Repeat the full listing below verbatim and keep the images out.
─── RECORDED DATA ───
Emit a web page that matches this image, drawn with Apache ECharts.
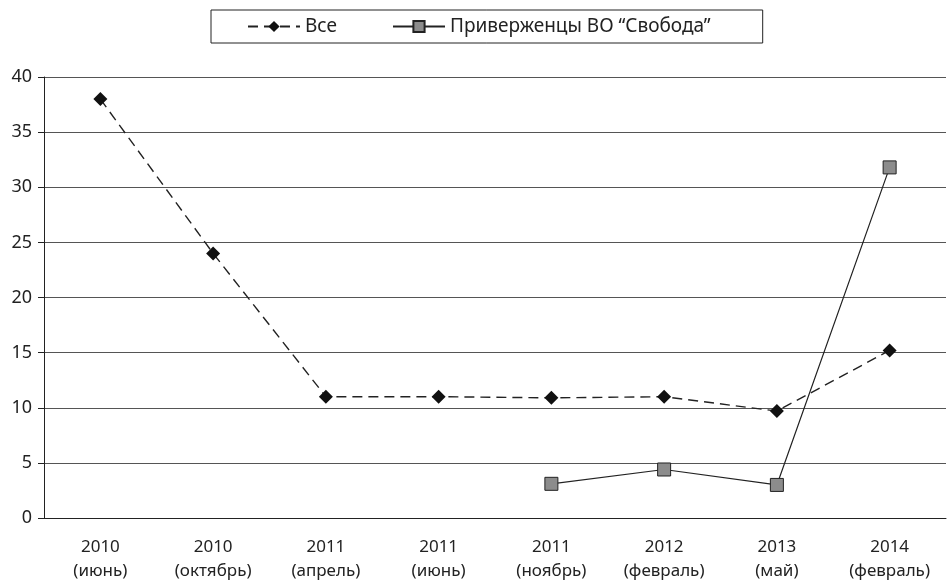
<!DOCTYPE html>
<html>
<head>
<meta charset="utf-8">
<script src="https://cdn.jsdelivr.net/npm/echarts@6/dist/echarts.min.js"></script>
<style>
  html, body { margin: 0; padding: 0; background: #fff; }
  #chart { width: 949px; height: 584px; }
</style>
</head>
<body>
<div id="chart"></div>
<script>
const categories = [
  '2010\n(июнь)', '2010\n(октябрь)', '2011\n(апрель)', '2011\n(июнь)',
  '2011\n(ноябрь)', '2012\n(февраль)', '2013\n(май)', '2014\n(февраль)'
];
const allValues = [38, 24, 11, 11, 10.9, 11, 9.7, 15.2];
const svobodaValues = [null, null, null, null, 3.1, 4.4, 3.0, 31.8];

const font = 'Noto Sans';
const chart = echarts.init(document.getElementById('chart'));

chart.setOption({
  animation: false,
  textStyle: { fontFamily: font, color: '#222' },
  legend: {
    top: 10,
    left: 211,
    padding: [7, 52, 7, 36],
    itemGap: 55,
    itemWidth: 52,
    itemHeight: 14,
    borderColor: '#222',
    borderWidth: 1,
    textStyle: { fontFamily: font, fontSize: 19, color: '#222' },
    data: ['Все', 'Приверженцы ВО “Свобода”']
  },
  grid: { left: 44, right: 3, top: 77, bottom: 66, containLabel: false },
  xAxis: {
    type: 'category',
    data: categories,
    boundaryGap: true,
    axisLine: { lineStyle: { color: '#222', width: 1 } },
    axisTick: { length: 6, lineStyle: { color: '#222' } },
    axisLabel: { fontFamily: font, fontSize: 17, color: '#222', lineHeight: 24, margin: 17 }
  },
  yAxis: {
    type: 'value',
    min: 0,
    max: 40,
    interval: 5,
    axisLine: { show: true, lineStyle: { color: '#222', width: 1 } },
    axisTick: { show: true, length: 6, lineStyle: { color: '#222' } },
    axisLabel: { fontFamily: font, fontSize: 18, color: '#222', margin: 12 },
    splitLine: { lineStyle: { color: '#555', width: 1 } }
  },
  series: [
    {
      name: 'Все',
      type: 'line',
      data: allValues,
      symbol: 'diamond',
      symbolSize: 14,
      itemStyle: { color: '#111' },
      lineStyle: { color: '#222', width: 1.4, type: [10, 6] }
    },
    {
      name: 'Приверженцы ВО “Свобода”',
      type: 'line',
      data: svobodaValues,
      symbol: 'rect',
      symbolSize: 13,
      connectNulls: false,
      itemStyle: { color: '#8c8c8c', borderColor: '#222', borderWidth: 1 },
      lineStyle: { color: '#222', width: 1.2 }
    }
  ]
});
</script>
</body>
</html>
───
= TASK SOLUTION =
Emit a web page that matches this image, drawn with Apache ECharts.
<!DOCTYPE html>
<html>
<head>
<meta charset="utf-8">
<script src="https://cdn.jsdelivr.net/npm/echarts@6/dist/echarts.min.js"></script>
<style>
  html, body { margin: 0; padding: 0; background: #fff; }
  #chart { width: 949px; height: 584px; }
</style>
</head>
<body>
<div id="chart"></div>
<script>
const categories = [
  '2010\n(июнь)', '2010\n(октябрь)', '2011\n(апрель)', '2011\n(июнь)',
  '2011\n(ноябрь)', '2012\n(февраль)', '2013\n(май)', '2014\n(февраль)'
];
const allValues = [38, 24, 11, 11, 10.9, 11, 9.7, 15.2];
const svobodaValues = [null, null, null, null, 3.1, 4.4, 3.0, 31.8];

const font = 'Noto Sans';
const chart = echarts.init(document.getElementById('chart'));

chart.setOption({
  animation: false,
  textStyle: { fontFamily: font, color: '#222' },
  legend: {
    top: 10,
    left: 211,
    padding: [7, 52, 7, 36],
    itemGap: 55,
    itemWidth: 52,
    itemHeight: 14,
    borderColor: '#222',
    borderWidth: 1,
    textStyle: { fontFamily: font, fontSize: 19, color: '#222' },
    data: ['Все', 'Приверженцы ВО “Свобода”']
  },
  grid: { left: 44, right: 3, top: 77, bottom: 66, containLabel: false },
  xAxis: {
    type: 'category',
    data: categories,
    boundaryGap: true,
    axisLine: { lineStyle: { color: '#222', width: 1 } },
    axisTick: { length: 6, lineStyle: { color: '#222' } },
    axisLabel: { fontFamily: font, fontSize: 17, color: '#222', lineHeight: 24, margin: 17 }
  },
  yAxis: {
    type: 'value',
    min: 0,
    max: 40,
    interval: 5,
    axisLine: { show: true, lineStyle: { color: '#222', width: 1 } },
    axisTick: { show: true, length: 6, lineStyle: { color: '#222' } },
    axisLabel: { fontFamily: font, fontSize: 18, color: '#222', margin: 12 },
    splitLine: { lineStyle: { color: '#555', width: 1 } }
  },
  series: [
    {
      name: 'Все',
      type: 'line',
      data: allValues,
      symbol: 'diamond',
      symbolSize: 14,
      itemStyle: { color: '#111' },
      lineStyle: { color: '#222', width: 1.4, type: [10, 6] }
    },
    {
      name: 'Приверженцы ВО “Свобода”',
      type: 'line',
      data: svobodaValues,
      symbol: 'rect',
      symbolSize: 13,
      connectNulls: false,
      itemStyle: { color: '#8c8c8c', borderColor: '#222', borderWidth: 1 },
      lineStyle: { color: '#222', width: 1.2 }
    }
  ]
});
</script>
</body>
</html>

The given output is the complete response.